4. All that we know for certain of this Gaius is, that he was a great friend of St. John, that he exercised hospitality with
great zeal and generosity, notwithstanding the harshness and severity of Diotrephes, who appears to have been his bishop,
and who was not willing that hospitality should be shewn to the brethren converted from Judaism. St. John promises to visit
Gaius, and to reprimand Diotrephes. There is great probability that this letter was carried by the converted Jews, who travelled
to diffuse the gospel, and who made a religious point not to enter among the Gentiles, and not to receive any thing from them.

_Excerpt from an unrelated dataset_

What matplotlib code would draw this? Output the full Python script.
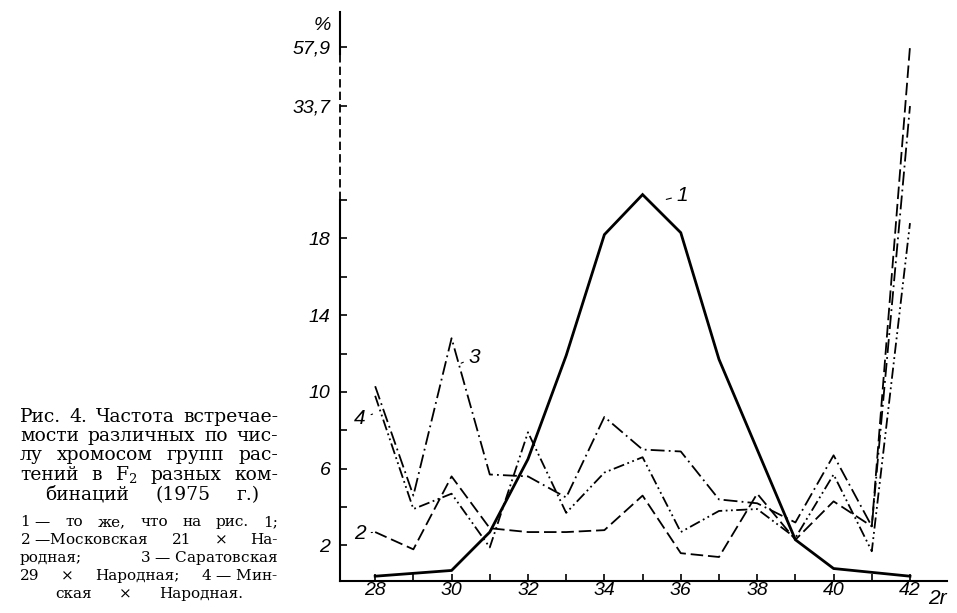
import matplotlib
matplotlib.use("Agg")
import matplotlib.pyplot as plt
import numpy as np

# число хромосом (2n) и частоты, %
chrom = [28, 29, 30, 31, 32, 33, 34, 35, 36, 37, 38, 39, 40, 41, 42]
line1 = [0.4, 0.55, 0.7, 2.7, 6.5, 11.9, 18.2, 20.8, 18.3, 11.7, 7.0, 2.3, 0.8, 0.6, 0.4]
line2 = [2.7, 1.8, 5.6, 2.9, 2.7, 2.7, 2.8, 4.6, 1.6, 1.4, 4.7, 2.3, 4.3, 3.0, 57.9]
line3 = [10.3, 4.6, 12.8, 5.7, 5.6, 4.5, 8.7, 7.0, 6.9, 4.4, 4.2, 3.2, 6.7, 3.0, 33.7]
line4 = [9.8, 3.9, 4.7, 1.9, 7.9, 3.7, 5.8, 6.6, 2.7, 3.8, 3.9, 2.4, 5.7, 1.7, 18.8]

yticks_major = [2, 6, 10, 14, 18, 33.7, 57.9]
ytick_labels = ["2", "6", "10", "14", "18", "33,7", "57,9"]
yticks_minor = [4, 8, 12, 16, 20]
xticks_labeled = [28, 30, 32, 34, 36, 38, 40, 42]

caption = [["Рис.", "4.", "Частота", "встречае-"],
           ["мости", "различных", "по", "чис-"],
           ["лу", "хромосом", "групп", "рас-"],
           ["тений", "в", "F$_2$", "разных", "ком-"],
           ["бинаций", "(1975", "г.)"]]
legend_lines = [["$\\mathit{1}$ —", "то", "же,", "что", "на", "рис.", "1;"],
                ["$\\mathit{2}$ —Московская", "21", "×", "На-"],
                ["родная;", "$\\mathit{3}$ — Саратовская"],
                ["29", "×", "Народная;", "$\\mathit{4}$ — Мин-"],
                ["ская", "×", "Народная."]]

# broken y axis: compress values above 20
vals = [0, 20, 33.7, 57.9, 72]
us = [0, 20, 24.9, 28.0, 29.8]

def fwd(v):
    return np.interp(v, vals, us)

def inv(u):
    return np.interp(u, us, vals)

plt.rcParams["lines.scale_dashes"] = False
plt.rcParams["mathtext.fontset"] = "dejavuserif"
tickfont = ["Liberation Sans", "DejaVu Sans"]
serif = ["DejaVu Serif"]
W, H = 957, 613

fig = plt.figure(figsize=(9.57, 6.13), dpi=100)
ax = fig.add_axes([0.3553, 0.0522, 0.6343, 0.9282])
ax.set_yscale("function", functions=(fwd, inv))

ax.plot(chrom, line1, color="black", lw=2.0, solid_joinstyle="miter")
ax.plot(chrom, line2, color="black", lw=1.3, linestyle=(0, (9, 3.5)))
ax.plot(chrom, line3, color="black", lw=1.3, linestyle=(0, (10, 3, 1.3, 3)))
ax.plot(chrom, line4, color="black", lw=1.3, linestyle=(0, (8, 2.5, 1.3, 2.5, 1.3, 2.5)))

ax.set_xlim(27.08, 42.97)
ax.set_ylim(0.15, 72)

for s in ["top", "right", "left"]:
    ax.spines[s].set_visible(False)
ax.spines["bottom"].set_linewidth(1.5)

# y axis drawn in three pieces (solid / dashed / solid)
x0 = 27.08
ax.plot([x0, x0], [0.15, 20], color="black", lw=1.5, clip_on=False)
ax.plot([x0, x0], [20, 55], color="black", lw=1.3, linestyle=(0, (6, 3)), clip_on=False)
ax.plot([x0, x0], [55, 72], color="black", lw=1.5, clip_on=False)

ax.set_xticks(chrom, minor=True)
ax.set_xticks(xticks_labeled)
ax.set_xticklabels([str(v) for v in xticks_labeled], fontstyle="italic",
                   fontsize=14, family=tickfont)
ax.tick_params(axis="x", which="both", direction="in", length=5, width=1.2, pad=1)

ax.set_yticks(yticks_major)
ax.set_yticklabels(ytick_labels, fontstyle="italic", fontsize=14, family=tickfont)
ax.set_yticks(yticks_minor, minor=True)
ax.yaxis.set_minor_formatter(matplotlib.ticker.NullFormatter())
ax.tick_params(axis="y", which="both", direction="in", length=5, width=1.2, pad=7)

# labels on curves
lab = dict(fontstyle="italic", fontsize=15, family=tickfont, ha="center", va="center")
ax.annotate("1", xy=(35.55, 20.0), xytext=(36.05, 20.7), arrowprops=dict(arrowstyle="-", lw=0.8), **lab)
ax.annotate("3", xy=(30.25, 11.5), xytext=(30.6, 11.8), arrowprops=dict(arrowstyle="-", lw=0.8), **lab)
ax.annotate("4", xy=(28.0, 8.9), xytext=(27.6, 8.6), arrowprops=dict(arrowstyle="-", lw=0.8), **lab)
ax.annotate("2", xy=(28.0, 2.7), xytext=(27.6, 2.6), arrowprops=dict(arrowstyle="-", lw=0.8), **lab)

fig.text(322 / W, 1 - 25 / H, "%", fontsize=14, family=tickfont, fontstyle="italic",
         ha="center", va="center")
fig.text(937 / W, 1 - 598 / H, "2r", fontsize=15, family=tickfont, fontstyle="italic",
         ha="center", va="center")

renderer = fig.canvas.get_renderer()

def justify(words, ybase, x1, x2, size):
    # spread the words of one caption line between x1 and x2 (pixels)
    texts = [fig.text(0, 1 - ybase / H, w, fontsize=size, family=serif,
                      ha="left", va="baseline") for w in words]
    widths = [t.get_window_extent(renderer).width for t in texts]
    gap = (x2 - x1 - sum(widths)) / max(len(words) - 1, 1)
    x = x1
    for t, w in zip(texts, widths):
        t.set_x(x / W)
        x += w + gap

cap_base = [422, 441, 460, 480, 500]
for i, words in enumerate(caption):
    if i < 4:
        justify(words, cap_base[i], 20, 278, 13.5)
    else:
        justify(words, cap_base[i], 45, 260, 13.5)

leg_base = [526, 544, 562, 580, 598]
for i, words in enumerate(legend_lines):
    if i < 4:
        justify(words, leg_base[i], 20, 278, 11)
    else:
        justify(words, leg_base[i], 55, 243, 11)

fig.savefig("out.png", dpi=100)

It may then be considered as a recommendatory letter in favour of these apostolic men. It appears that great pains were taken
to remove the antipathy that existed between these two parties, even after their conversion. The same seeds of division are
discernible in St. Paul's epistles between the Jews and the converted Gentiles: and one of the earliest concerns of this apostle
was, to suppress in the Jews all sentiments of vanity and self-sufficiency, which made them prefer themselves to the Gentiles;
and in Gentiles a different kind of pride, which caused them to despise the Jews. In the first part of this letter St. John
congratulates Gaius on his good works, and recommends to him certain evangelical preachers, who were to deliver him this letter
as they called upon him. (ver. 1, 8.) In the second part he complains of Diotrephes, who affected independence, and proposes
to Gaius the example of Demetrius, the faithful servant of Jesus Christ, ver. 9. ad finem[to the end].